### Exercise brief
Without the images, write out the whole listing exactly.

### Data provided

>> START

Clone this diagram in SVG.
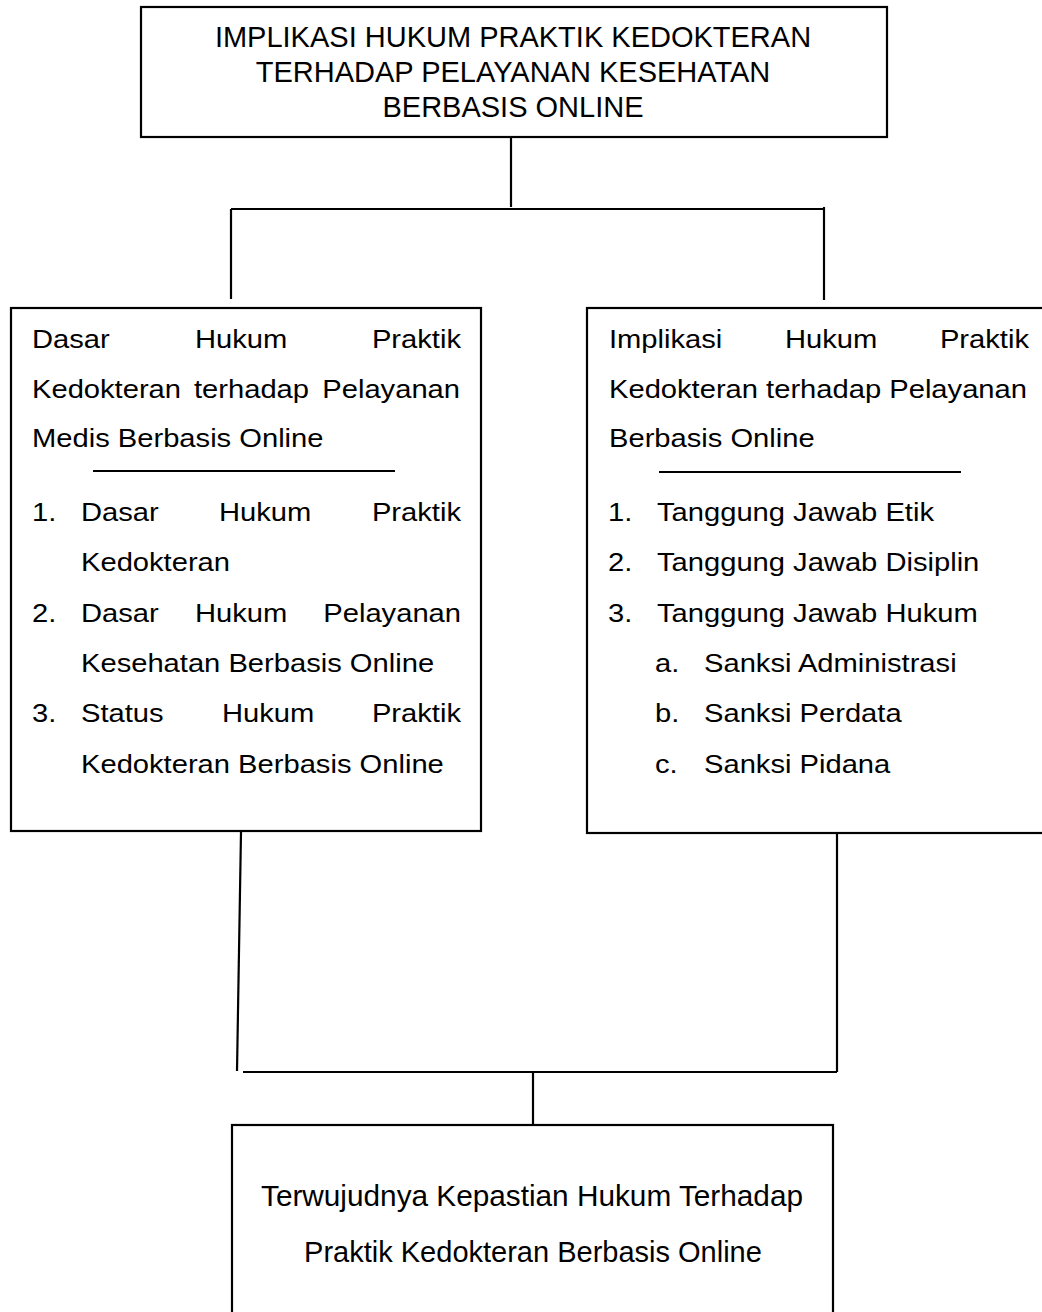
<svg xmlns="http://www.w3.org/2000/svg" width="1042" height="1312" viewBox="0 0 1042 1312">
<style>
.box{fill:#fff;stroke:#000;stroke-width:2.2}
.c{fill:none;stroke:#000;stroke-width:2.2}
.t{font-family:"Liberation Sans",Arial,sans-serif;font-size:26.5px;fill:#000}
.h{font-family:"Liberation Sans",Arial,sans-serif;font-size:29px;fill:#000;text-anchor:middle}
.e{text-anchor:end}
.sep{stroke:#000;stroke-width:2}
</style>
<rect width="1042" height="1312" fill="#fff"/>
<g id="connectors">
<path class="c" d="M511 137 V207"/>
<path class="c" d="M231 209 H824"/>
<path class="c" d="M231 209 V299"/>
<path class="c" d="M824 207 V300"/>
<path class="c" d="M241 832 L237 1071"/>
<path class="c" d="M243 1072 H837"/>
<path class="c" d="M837 833 V1072"/>
<path class="c" d="M533 1072 V1125"/>
</g>
<g id="node-top">
<rect class="box" x="141" y="7" width="746" height="130"/>
<text class="h" x="513" y="47">IMPLIKASI HUKUM PRAKTIK KEDOKTERAN</text>
<text class="h" x="513" y="82">TERHADAP PELAYANAN KESEHATAN</text>
<text class="h" x="513" y="117">BERBASIS ONLINE</text>
</g>
<g id="node-left">
<rect class="box" x="11" y="308" width="470" height="523"/>
<text class="t" transform="translate(32 348) scale(1.1 1)">Dasar</text>
<text class="t" transform="translate(195 348) scale(1.1 1)">Hukum</text>
<text class="t e" transform="translate(461 348) scale(1.1 1)">Praktik</text>
<text class="t" transform="translate(32 398) scale(1.1 1)">Kedokteran</text>
<text class="t" transform="translate(194 398) scale(1.1 1)">terhadap</text>
<text class="t e" transform="translate(460 398) scale(1.1 1)">Pelayanan</text>
<text class="t" transform="translate(32 447) scale(1.1 1)">Medis Berbasis Online</text>
<line class="sep" x1="93" y1="471" x2="395" y2="471"/>
<text class="t" transform="translate(32 521) scale(1.1 1)">1.</text>
<text class="t" transform="translate(81 521) scale(1.1 1)">Dasar</text>
<text class="t" transform="translate(219 521) scale(1.1 1)">Hukum</text>
<text class="t e" transform="translate(461 521) scale(1.1 1)">Praktik</text>
<text class="t" transform="translate(81 571) scale(1.1 1)">Kedokteran</text>
<text class="t" transform="translate(32 622) scale(1.1 1)">2.</text>
<text class="t" transform="translate(81 622) scale(1.1 1)">Dasar</text>
<text class="t" transform="translate(195 622) scale(1.1 1)">Hukum</text>
<text class="t e" transform="translate(461 622) scale(1.1 1)">Pelayanan</text>
<text class="t" transform="translate(81 672) scale(1.1 1)">Kesehatan Berbasis Online</text>
<text class="t" transform="translate(32 722) scale(1.1 1)">3.</text>
<text class="t" transform="translate(81 722) scale(1.1 1)">Status</text>
<text class="t" transform="translate(222 722) scale(1.1 1)">Hukum</text>
<text class="t e" transform="translate(461 722) scale(1.1 1)">Praktik</text>
<text class="t" transform="translate(81 773) scale(1.1 1)">Kedokteran Berbasis Online</text>
</g>
<g id="node-right">
<rect class="box" x="587" y="308" width="470" height="525"/>
<text class="t" transform="translate(609 348) scale(1.1 1)">Implikasi</text>
<text class="t" transform="translate(785 348) scale(1.1 1)">Hukum</text>
<text class="t e" transform="translate(1029 348) scale(1.1 1)">Praktik</text>
<text class="t" transform="translate(609 398) scale(1.1 1)">Kedokteran terhadap Pelayanan</text>
<text class="t" transform="translate(609 447) scale(1.1 1)">Berbasis Online</text>
<line class="sep" x1="659" y1="472" x2="961" y2="472"/>
<text class="t" transform="translate(608 521) scale(1.1 1)">1.</text>
<text class="t" transform="translate(657 521) scale(1.1 1)">Tanggung Jawab Etik</text>
<text class="t" transform="translate(608 571) scale(1.1 1)">2.</text>
<text class="t" transform="translate(657 571) scale(1.1 1)">Tanggung Jawab Disiplin</text>
<text class="t" transform="translate(608 622) scale(1.1 1)">3.</text>
<text class="t" transform="translate(657 622) scale(1.1 1)">Tanggung Jawab Hukum</text>
<text class="t" transform="translate(655 672) scale(1.1 1)">a.</text>
<text class="t" transform="translate(704 672) scale(1.1 1)">Sanksi Administrasi</text>
<text class="t" transform="translate(655 722) scale(1.1 1)">b.</text>
<text class="t" transform="translate(704 722) scale(1.1 1)">Sanksi Perdata</text>
<text class="t" transform="translate(655 773) scale(1.1 1)">c.</text>
<text class="t" transform="translate(704 773) scale(1.1 1)">Sanksi Pidana</text>
</g>
<g id="node-bottom">
<rect class="box" x="232" y="1125" width="601" height="200"/>
<text class="h" x="532" y="1206" textLength="542" lengthAdjust="spacingAndGlyphs">Terwujudnya Kepastian Hukum Terhadap</text>
<text class="h" x="533" y="1262">Praktik Kedokteran Berbasis Online</text>
</g>
</svg>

>> END

### Response
Clone this diagram in SVG.
<svg xmlns="http://www.w3.org/2000/svg" width="1042" height="1312" viewBox="0 0 1042 1312">
<style>
.box{fill:#fff;stroke:#000;stroke-width:2.2}
.c{fill:none;stroke:#000;stroke-width:2.2}
.t{font-family:"Liberation Sans",Arial,sans-serif;font-size:26.5px;fill:#000}
.h{font-family:"Liberation Sans",Arial,sans-serif;font-size:29px;fill:#000;text-anchor:middle}
.e{text-anchor:end}
.sep{stroke:#000;stroke-width:2}
</style>
<rect width="1042" height="1312" fill="#fff"/>
<g id="connectors">
<path class="c" d="M511 137 V207"/>
<path class="c" d="M231 209 H824"/>
<path class="c" d="M231 209 V299"/>
<path class="c" d="M824 207 V300"/>
<path class="c" d="M241 832 L237 1071"/>
<path class="c" d="M243 1072 H837"/>
<path class="c" d="M837 833 V1072"/>
<path class="c" d="M533 1072 V1125"/>
</g>
<g id="node-top">
<rect class="box" x="141" y="7" width="746" height="130"/>
<text class="h" x="513" y="47">IMPLIKASI HUKUM PRAKTIK KEDOKTERAN</text>
<text class="h" x="513" y="82">TERHADAP PELAYANAN KESEHATAN</text>
<text class="h" x="513" y="117">BERBASIS ONLINE</text>
</g>
<g id="node-left">
<rect class="box" x="11" y="308" width="470" height="523"/>
<text class="t" transform="translate(32 348) scale(1.1 1)">Dasar</text>
<text class="t" transform="translate(195 348) scale(1.1 1)">Hukum</text>
<text class="t e" transform="translate(461 348) scale(1.1 1)">Praktik</text>
<text class="t" transform="translate(32 398) scale(1.1 1)">Kedokteran</text>
<text class="t" transform="translate(194 398) scale(1.1 1)">terhadap</text>
<text class="t e" transform="translate(460 398) scale(1.1 1)">Pelayanan</text>
<text class="t" transform="translate(32 447) scale(1.1 1)">Medis Berbasis Online</text>
<line class="sep" x1="93" y1="471" x2="395" y2="471"/>
<text class="t" transform="translate(32 521) scale(1.1 1)">1.</text>
<text class="t" transform="translate(81 521) scale(1.1 1)">Dasar</text>
<text class="t" transform="translate(219 521) scale(1.1 1)">Hukum</text>
<text class="t e" transform="translate(461 521) scale(1.1 1)">Praktik</text>
<text class="t" transform="translate(81 571) scale(1.1 1)">Kedokteran</text>
<text class="t" transform="translate(32 622) scale(1.1 1)">2.</text>
<text class="t" transform="translate(81 622) scale(1.1 1)">Dasar</text>
<text class="t" transform="translate(195 622) scale(1.1 1)">Hukum</text>
<text class="t e" transform="translate(461 622) scale(1.1 1)">Pelayanan</text>
<text class="t" transform="translate(81 672) scale(1.1 1)">Kesehatan Berbasis Online</text>
<text class="t" transform="translate(32 722) scale(1.1 1)">3.</text>
<text class="t" transform="translate(81 722) scale(1.1 1)">Status</text>
<text class="t" transform="translate(222 722) scale(1.1 1)">Hukum</text>
<text class="t e" transform="translate(461 722) scale(1.1 1)">Praktik</text>
<text class="t" transform="translate(81 773) scale(1.1 1)">Kedokteran Berbasis Online</text>
</g>
<g id="node-right">
<rect class="box" x="587" y="308" width="470" height="525"/>
<text class="t" transform="translate(609 348) scale(1.1 1)">Implikasi</text>
<text class="t" transform="translate(785 348) scale(1.1 1)">Hukum</text>
<text class="t e" transform="translate(1029 348) scale(1.1 1)">Praktik</text>
<text class="t" transform="translate(609 398) scale(1.1 1)">Kedokteran terhadap Pelayanan</text>
<text class="t" transform="translate(609 447) scale(1.1 1)">Berbasis Online</text>
<line class="sep" x1="659" y1="472" x2="961" y2="472"/>
<text class="t" transform="translate(608 521) scale(1.1 1)">1.</text>
<text class="t" transform="translate(657 521) scale(1.1 1)">Tanggung Jawab Etik</text>
<text class="t" transform="translate(608 571) scale(1.1 1)">2.</text>
<text class="t" transform="translate(657 571) scale(1.1 1)">Tanggung Jawab Disiplin</text>
<text class="t" transform="translate(608 622) scale(1.1 1)">3.</text>
<text class="t" transform="translate(657 622) scale(1.1 1)">Tanggung Jawab Hukum</text>
<text class="t" transform="translate(655 672) scale(1.1 1)">a.</text>
<text class="t" transform="translate(704 672) scale(1.1 1)">Sanksi Administrasi</text>
<text class="t" transform="translate(655 722) scale(1.1 1)">b.</text>
<text class="t" transform="translate(704 722) scale(1.1 1)">Sanksi Perdata</text>
<text class="t" transform="translate(655 773) scale(1.1 1)">c.</text>
<text class="t" transform="translate(704 773) scale(1.1 1)">Sanksi Pidana</text>
</g>
<g id="node-bottom">
<rect class="box" x="232" y="1125" width="601" height="200"/>
<text class="h" x="532" y="1206" textLength="542" lengthAdjust="spacingAndGlyphs">Terwujudnya Kepastian Hukum Terhadap</text>
<text class="h" x="533" y="1262">Praktik Kedokteran Berbasis Online</text>
</g>
</svg>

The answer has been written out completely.